Change 946617 merged by CDanis:

[operations/puppet@production] Filter tracing headers from the outside

https://gerrit.wikimedia.org/r/946617

@Krinkle had a pretty good question regarding the wgAllowExternalReqID guard.

Should these be under the same $wgAllowExternalReqID guard? It seems risky to take in wild input from Internet clients making the first top-level request to MW and controlling unsanitized tracestate data of arbitrary length into internal services.

In production, we allow $wgAllowExternalReqID because our traffic layer (Varnish) strips these and then sets its own initial values.

And the question here - who will provide the tracestate and traceparent headers? Are we going to strip those on varnish and then re-inject before calling MW (envoy ?).

Yes, exactly.

Is it possible for a client from outside to pass us those headers?

Are we stripping those at the edge currently?

They're now being stripped at the edge, as of 2055 UTC today :)

Change 940149 merged by jenkins-bot:

[mediawiki/core@master] http: Propagate `tracestate` and `traceparent` headers

https://gerrit.wikimedia.org/r/940149

Change 947422 had a related patch set uploaded (by Pmiazga; author: Pmiazga):

[mediawiki/extensions/EventBus@master] Use the new Telemetry state for handling requestId

https://gerrit.wikimedia.org/r/947422

Change 947422 merged by jenkins-bot:

[mediawiki/extensions/EventBus@master] Use the new Telemetry state for handling requestId

https://gerrit.wikimedia.org/r/947422

pmiazga changed the task status from Open to In Progress.Aug 21 2023, 12:13 PM
pmiazga triaged this task as High priority.

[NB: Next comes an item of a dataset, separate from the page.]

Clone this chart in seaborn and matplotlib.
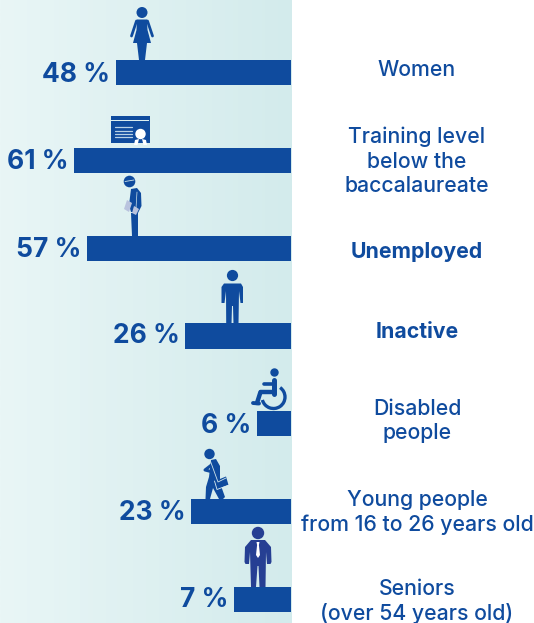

@CDanis Can you confirm that you see traces on prod ?

@CDanis Can you confirm that you see traces on prod ?

Jaeger being able to receive traces is WIP (T343302 T344253) though I believe we can validate that otel-collector is indeed receiving traces? (as a question as I'm not sure, what do you think @CDanis?)

@CDanis Can you confirm that you see traces on prod ?

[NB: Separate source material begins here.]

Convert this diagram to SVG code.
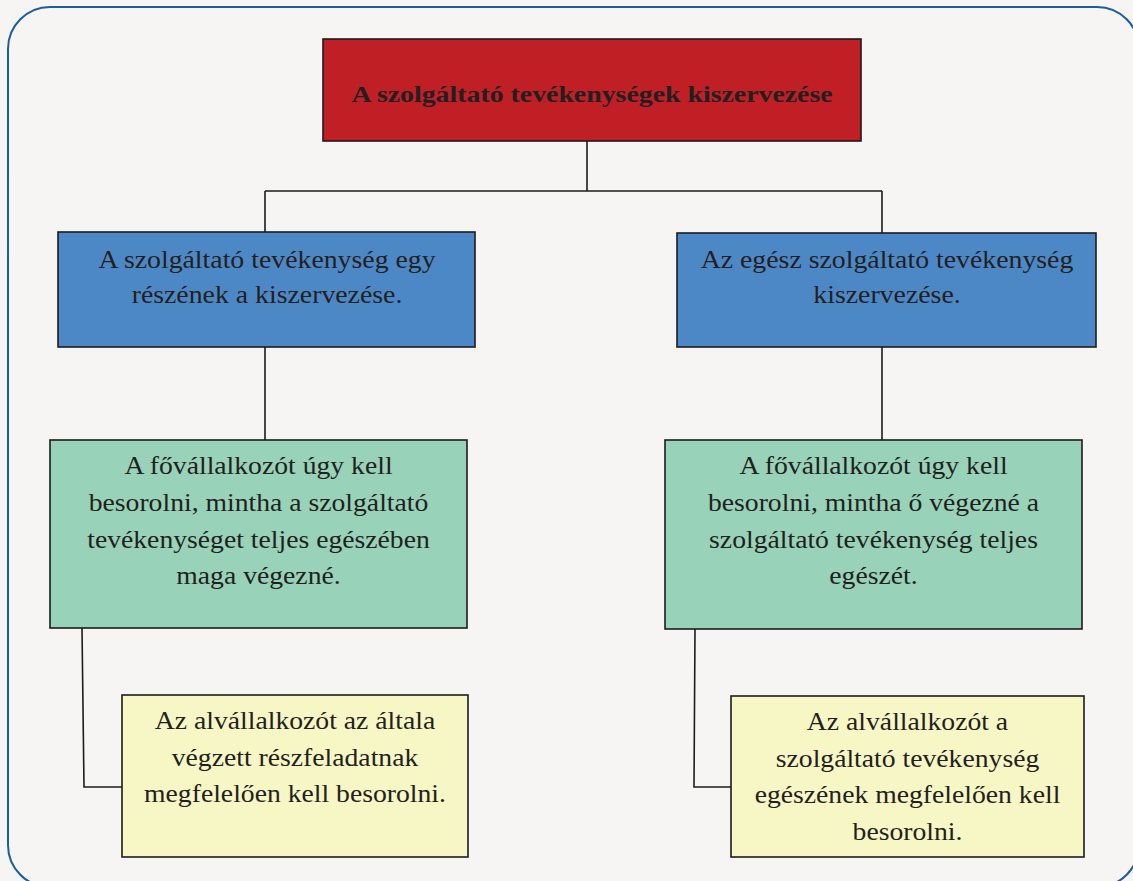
<svg xmlns="http://www.w3.org/2000/svg" width="1133" height="881" viewBox="0 0 1133 881">
<style>
.box{stroke:#1c1c1c;stroke-width:1.6}
.red{fill:#c01f26}
.blue{fill:#4d88c6}
.green{fill:#98d2b9}
.yellow{fill:#f7f6c5}
.t{font-family:"Liberation Serif","Times New Roman",serif;font-size:24.5px;fill:#231f20;text-anchor:middle}
.tb{font-family:"Liberation Serif","Times New Roman",serif;font-size:23px;font-weight:bold;fill:#231f20;text-anchor:middle}
.conn{fill:none;stroke:#1c1c1c;stroke-width:1.6}
</style>
<rect x="0" y="0" width="1133" height="881" fill="#f6f5f3"/>
<rect x="8" y="7" width="1131" height="880" rx="42" ry="42" fill="none" stroke="#1a5e9e" stroke-width="2"/>
<g id="connectors">
<path class="conn" d="M587 141 V191 M265 191 H882 M265 191 V232 M882 191 V233"/>
<path class="conn" d="M265 347 V440 M882 347 V440"/>
<path class="conn" d="M82 628 L84 787 H122 M695 629 L694 787 H731"/>
</g>
<g id="root">
<rect class="box red" x="323" y="39" width="538" height="102"/>
<g transform="translate(592 0) scale(1.21 1)"><text class="tb" x="0" y="102">A szolgáltató tevékenységek kiszervezése</text></g>
</g>
<g id="part">
<rect class="box blue" x="58" y="232" width="417" height="115"/>
<g transform="translate(267 0) scale(1.135 1)"><text class="t" x="0" y="268">A szolgáltató tevékenység egy</text><text class="t" x="0" y="303">részének a kiszervezése.</text></g>
</g>
<g id="whole">
<rect class="box blue" x="677" y="233" width="419" height="114"/>
<g transform="translate(887 0) scale(1.135 1)"><text class="t" x="0" y="268">Az egész szolgáltató tevékenység</text><text class="t" x="0" y="303">kiszervezése.</text></g>
</g>
<g id="main-left">
<rect class="box green" x="50" y="440" width="417" height="188"/>
<g transform="translate(258.5 0) scale(1.13 1)"><text class="t" x="0" y="474">A fővállalkozót úgy kell</text><text class="t" x="0" y="511">besorolni, mintha a szolgáltató</text><text class="t" x="0" y="548">tevékenységet teljes egészében</text><text class="t" x="0" y="584">maga végezné.</text></g>
</g>
<g id="main-right">
<rect class="box green" x="665" y="440" width="417" height="189"/>
<g transform="translate(873.5 0) scale(1.13 1)"><text class="t" x="0" y="474">A fővállalkozót úgy kell</text><text class="t" x="0" y="511">besorolni, mintha ő végezné a</text><text class="t" x="0" y="548">szolgáltató tevékenység teljes</text><text class="t" x="0" y="584">egészét.</text></g>
</g>
<g id="sub-left">
<rect class="box yellow" x="122" y="695" width="346" height="162"/>
<g transform="translate(295 0) scale(1.13 1)"><text class="t" x="0" y="729">Az alvállalkozót az általa</text><text class="t" x="0" y="766">végzett részfeladatnak</text><text class="t" x="0" y="802">megfelelően kell besorolni.</text></g>
</g>
<g id="sub-right">
<rect class="box yellow" x="731" y="696" width="353" height="161"/>
<g transform="translate(907.5 0) scale(1.13 1)"><text class="t" x="0" y="730">Az alvállalkozót a</text><text class="t" x="0" y="767">szolgáltató tevékenység</text><text class="t" x="0" y="803">egészének megfelelően kell</text><text class="t" x="0" y="840">besorolni.</text></g>
</g>
</svg>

Jaeger being able to receive traces is WIP (T343302 T344253) though I believe we can validate that otel-collector is indeed receiving traces? (as a question as I'm not sure, what do you think @CDanis?)

I've been looking at this the past two days, with the intention to just verify that MediaWiki is indeed propagating headers if it receives them. It's been trickier than I expected to verify for a few different reasons.

One thing I did find is that MediaWiki isn't propagating anything (including x-request-id) when sending requests to sessionstore. I'll be filing another bug about that shortly.

Verified working for at least some code paths! With the known exception of T344926.

After having the epiphany that my earlier reproduction efforts weren't working because termbox SSR output gets cached in the application itself (either in the local appserver or in memcached, not sure which), I've managed to demonstrate tracestate/traceparent header propagation in production, after setting the headers identically in my incoming request to MediaWiki:

GET /termbox?entity=Q45429613&revision=1863914492&language=en&editLink=%2Fwiki%2FSpecial%3ASetLabelDescriptionAliases%2FQ45429613&preferredLanguages=en HTTP/1.1
Host: localhost:6008
X-Request-Id: e9120785-77cf-46d8-9064-c19dd73f3b1b
tracestate: xxxCDANISxxx_tracestate
traceparent: xxxCDANISxxx_traceparent
User-Agent: MediaWiki/1.41.0-wmf.23

Hey @CDanis I'm closing this one in favor of T344926. Please let us know if you detect any other code paths that need work.

T344926 is a standalone ticket as it's an existing issue. From a quick check, sessions can use RESTBagOStuff to store/retrieve session data. When setting up a RESTBagOStuff we can specify a custom HTTP client, or it will use MultiHttpClient by default.

It looks like it's a third HTTP client. And from quick skim, it doesn't look like it supports any kind of telemetry atm. I would say that first we should make RESTBagOStuff use a generic PSR HTTP client. I also noticed that there is a plenty of services that use this MultiHttpClient that most likely are affected too:

  • EventBus
  • Etcd Configs
  • SwiftFileBackend
  • VirtualRestServiceClient

@larissagaulia I was going to say to close this ticket and let the T344926 become a standalone ticket but I see you already did it. thank you.